The slide projector on the top floor does not convey a story by creating an image, it only contains empty slides. In the mirror it sees itself, knowing of the light-source and thus obstructing itself in generating images. Hence it is in fact the source of light itself but due to the reflection, it casts its own shadow onto the wall behind of it.
According to Plato’s allegory of the cave it is fire, guard, shadow and the seeing prisoner at once. It casts the pure light of imageless projection onto the mirror, onto the cave’s wall and onto the radiator. There is no contemporaneity, only the situational power of the moment. Every clicking of the projector emphasizes it. Every moment constitutes itself in the very room we are situated in and it is a new moment with all its peculiarities. This is exactly what the split projection brings to mind. It is fragmented (or filleted) and leads into two opposite directions at once, forwards and backwards.

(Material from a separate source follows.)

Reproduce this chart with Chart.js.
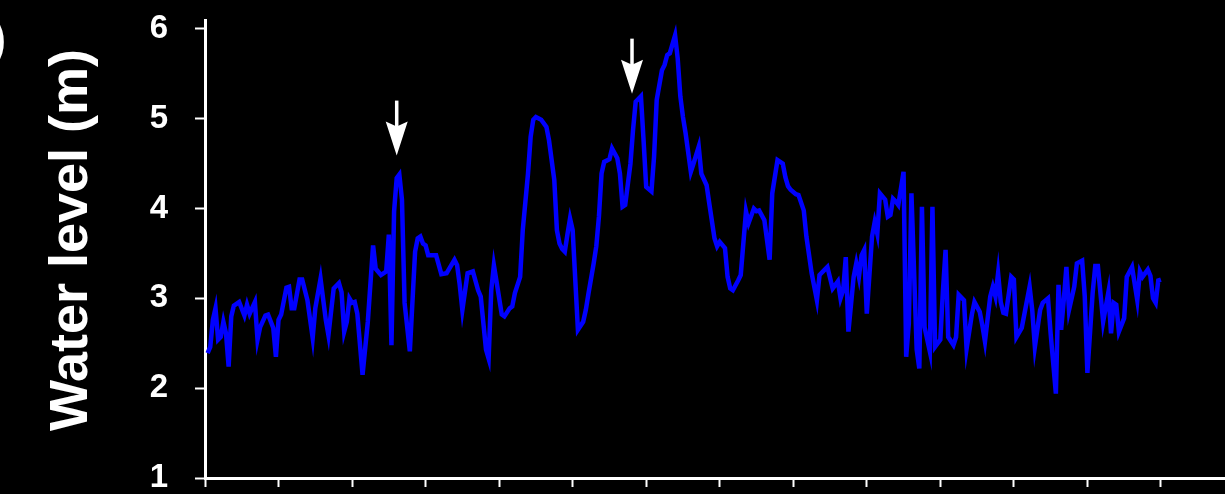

The dismantling within the urban context and the sheer violent magnitude of fragmentation within natural processes, subject to the two installations Above_Tarlabaşı (Über_Tarlabaşı) and Calving_Reversed (Kalben_umgekehrt) are being reduced to only a focused distribution of light. Contrary to these two installation’s dialectic of contemporaneity, the single slide projector only focuses on the here and now, the present moment.
In this respect the projection works all bear an aspect of temporality which emanates as visualisation of the past, of contemporaneity of past and present or a combination of the two.